Par ailleurs, les ex-supplétifs ne peuvent envoyer des devises françaises en Algérie à leurs enfants et épouses n’ayant pu ou n’ayant pas voulu être rapatriés. Aussi, ces deux périodes de révolte des enfants de harkis en 1975 laissent apparaître deux thématiques omniprésentes : le bannissement de la société algérienne et le rejet de la société française. Ils demeurent donc des traîtres pour l’une et des citoyens de seconde zone pour l’autre.

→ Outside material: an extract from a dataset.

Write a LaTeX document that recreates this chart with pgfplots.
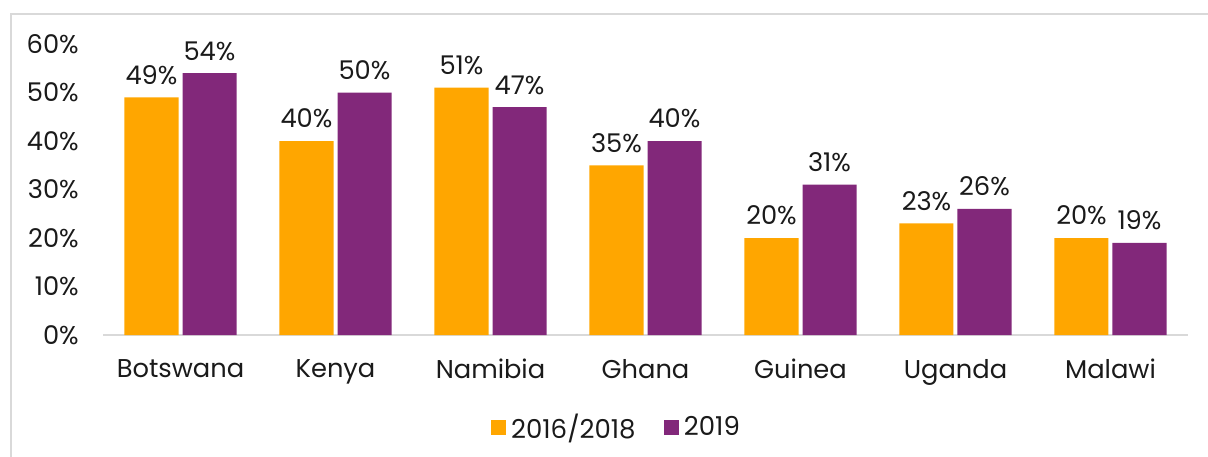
\documentclass[border=0pt]{standalone}
\usepackage{pgfplots}
\pgfplotsset{compat=1.18}
\usepackage{fontspec}
\setmainfont{Poppins}
\definecolor{c1}{HTML}{FFA600}
\definecolor{c2}{HTML}{82287A}
\definecolor{frame}{HTML}{D9D9D9}
\definecolor{txt}{HTML}{1A1A1A}
\begin{document}
\begin{tikzpicture}
\path[use as bounding box] (0pt,0pt) rectangle (906pt,-342.75pt);
\draw[frame, line width=1.5pt] (8.25pt,-400pt) -- (8.25pt,-10.5pt) -- (960pt,-10.5pt);
\begin{axis}[
  at={(77.25pt,-251.25pt)}, anchor=south west,
  scale only axis, width=813.75pt, height=218.25pt,
  ybar=3pt, bar width=40.5pt,
  xmin=-0.5, xmax=6.5, ymin=0, ymax=60,
  xtick=data,
  xticklabels={Botswana,Kenya,Namibia,Ghana,Guinea,Uganda,Malawi},
  ytick={0,10,20,30,40,50,60},
  yticklabel={\pgfmathprintnumber{\tick}\%},
  /pgf/number format/assume math mode=true,
  font=\fontsize{19.3}{22}\selectfont,
  every tick label/.append style={text=txt},
  yticklabel style={inner sep=0pt, xshift=-18pt},
  xticklabel style={inner sep=0pt, yshift=-18pt},
  major tick length=0pt,
  axis x line*=bottom, axis y line*=left,
  x axis line style={frame, line width=1.5pt, -},
  y axis line style={draw=none},
  clip=false,
  nodes near coords={\pgfmathprintnumber{\pgfplotspointmeta}\%},
  nodes near coords style={text=txt, anchor=south, yshift=6pt},
  legend columns=2,
  legend style={draw=none, fill=none, at={(0.4747,-0.316)}, anchor=center,
    font=\fontsize{19.5}{22}\selectfont, text=txt,
    /tikz/every even column/.append style={column sep=17pt},
    nodes={inner xsep=4pt}},
  legend image code/.code={\fill[#1] (0pt,-6.4pt) rectangle (11.25pt,4.85pt);},
]
\addplot[fill=c1, draw=none] coordinates {(0,49) (1,40) (2,51) (3,35) (4,20) (5,23) (6,20)};
\addplot[fill=c2, draw=none] coordinates {(0,54) (1,50) (2,47) (3,40) (4,31) (5,26) (6,19)};
\legend{2016/2018,2019}
\end{axis}
\end{tikzpicture}
\end{document}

Pour tout cela, la révolte qui couvait va trouver en M’Hamed Laradji son meneur. Celui-ci apparaît tout à la fois comme le pyromane et le pompier. Jouissant d’une légitimité aux yeux de l’État français, son association est jugée représentative et il apparaît tout à la fois comme le commanditaire des différentes actions et celui avec qui Michel Poniatowski négocie.